• Your task
Exactly repeat the material, dropping every picture from the copy.
# Start of Collected data
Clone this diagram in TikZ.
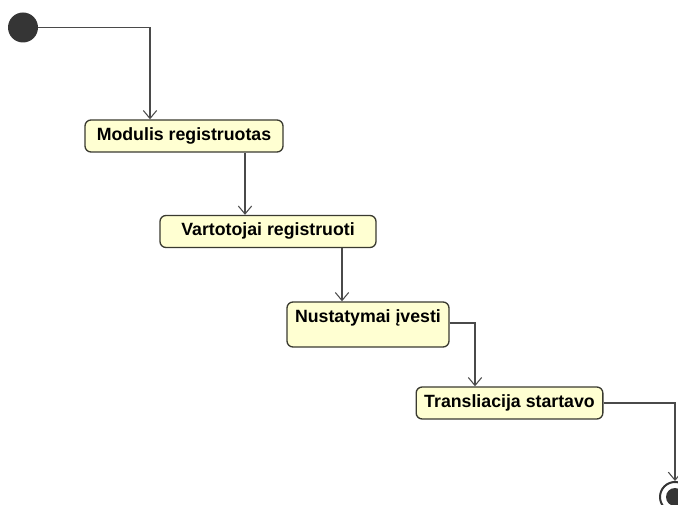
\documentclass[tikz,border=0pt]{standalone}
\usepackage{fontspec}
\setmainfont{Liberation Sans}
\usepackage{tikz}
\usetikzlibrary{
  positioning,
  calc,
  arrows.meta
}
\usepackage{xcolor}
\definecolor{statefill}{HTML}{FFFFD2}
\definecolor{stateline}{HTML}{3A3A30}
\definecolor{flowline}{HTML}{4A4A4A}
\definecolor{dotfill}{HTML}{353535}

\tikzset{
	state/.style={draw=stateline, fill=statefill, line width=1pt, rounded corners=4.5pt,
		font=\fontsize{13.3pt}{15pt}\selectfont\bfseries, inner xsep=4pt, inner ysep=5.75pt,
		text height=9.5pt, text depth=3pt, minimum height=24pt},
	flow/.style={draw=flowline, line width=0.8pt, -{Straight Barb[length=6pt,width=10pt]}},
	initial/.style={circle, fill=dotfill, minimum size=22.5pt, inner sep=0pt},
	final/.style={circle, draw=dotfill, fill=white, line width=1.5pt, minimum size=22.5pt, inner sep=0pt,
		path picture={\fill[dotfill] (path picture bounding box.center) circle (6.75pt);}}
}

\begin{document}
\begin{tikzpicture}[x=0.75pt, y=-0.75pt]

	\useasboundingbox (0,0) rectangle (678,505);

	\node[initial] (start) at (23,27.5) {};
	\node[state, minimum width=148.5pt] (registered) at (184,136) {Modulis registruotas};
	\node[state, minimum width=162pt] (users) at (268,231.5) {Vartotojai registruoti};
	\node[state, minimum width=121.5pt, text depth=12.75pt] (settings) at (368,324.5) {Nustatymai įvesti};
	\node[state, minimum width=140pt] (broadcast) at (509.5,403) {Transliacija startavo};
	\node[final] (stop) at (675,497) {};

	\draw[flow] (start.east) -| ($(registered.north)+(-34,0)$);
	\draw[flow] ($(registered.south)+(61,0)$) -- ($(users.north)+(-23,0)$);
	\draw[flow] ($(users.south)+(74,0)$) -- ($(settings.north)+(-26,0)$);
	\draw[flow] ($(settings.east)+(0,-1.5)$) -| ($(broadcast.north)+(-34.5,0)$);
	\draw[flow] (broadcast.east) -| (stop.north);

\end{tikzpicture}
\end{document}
# End of Collected data
• Result of the task
Clone this diagram in TikZ.
\documentclass[tikz,border=0pt]{standalone}
\usepackage{fontspec}
\setmainfont{Liberation Sans}
\usepackage{tikz}
\usetikzlibrary{
  positioning,
  calc,
  arrows.meta
}
\usepackage{xcolor}
\definecolor{statefill}{HTML}{FFFFD2}
\definecolor{stateline}{HTML}{3A3A30}
\definecolor{flowline}{HTML}{4A4A4A}
\definecolor{dotfill}{HTML}{353535}

\tikzset{
	state/.style={draw=stateline, fill=statefill, line width=1pt, rounded corners=4.5pt,
		font=\fontsize{13.3pt}{15pt}\selectfont\bfseries, inner xsep=4pt, inner ysep=5.75pt,
		text height=9.5pt, text depth=3pt, minimum height=24pt},
	flow/.style={draw=flowline, line width=0.8pt, -{Straight Barb[length=6pt,width=10pt]}},
	initial/.style={circle, fill=dotfill, minimum size=22.5pt, inner sep=0pt},
	final/.style={circle, draw=dotfill, fill=white, line width=1.5pt, minimum size=22.5pt, inner sep=0pt,
		path picture={\fill[dotfill] (path picture bounding box.center) circle (6.75pt);}}
}

\begin{document}
\begin{tikzpicture}[x=0.75pt, y=-0.75pt]

	\useasboundingbox (0,0) rectangle (678,505);

	\node[initial] (start) at (23,27.5) {};
	\node[state, minimum width=148.5pt] (registered) at (184,136) {Modulis registruotas};
	\node[state, minimum width=162pt] (users) at (268,231.5) {Vartotojai registruoti};
	\node[state, minimum width=121.5pt, text depth=12.75pt] (settings) at (368,324.5) {Nustatymai įvesti};
	\node[state, minimum width=140pt] (broadcast) at (509.5,403) {Transliacija startavo};
	\node[final] (stop) at (675,497) {};

	\draw[flow] (start.east) -| ($(registered.north)+(-34,0)$);
	\draw[flow] ($(registered.south)+(61,0)$) -- ($(users.north)+(-23,0)$);
	\draw[flow] ($(users.south)+(74,0)$) -- ($(settings.north)+(-26,0)$);
	\draw[flow] ($(settings.east)+(0,-1.5)$) -| ($(broadcast.north)+(-34.5,0)$);
	\draw[flow] (broadcast.east) -| (stop.north);

\end{tikzpicture}
\end{document}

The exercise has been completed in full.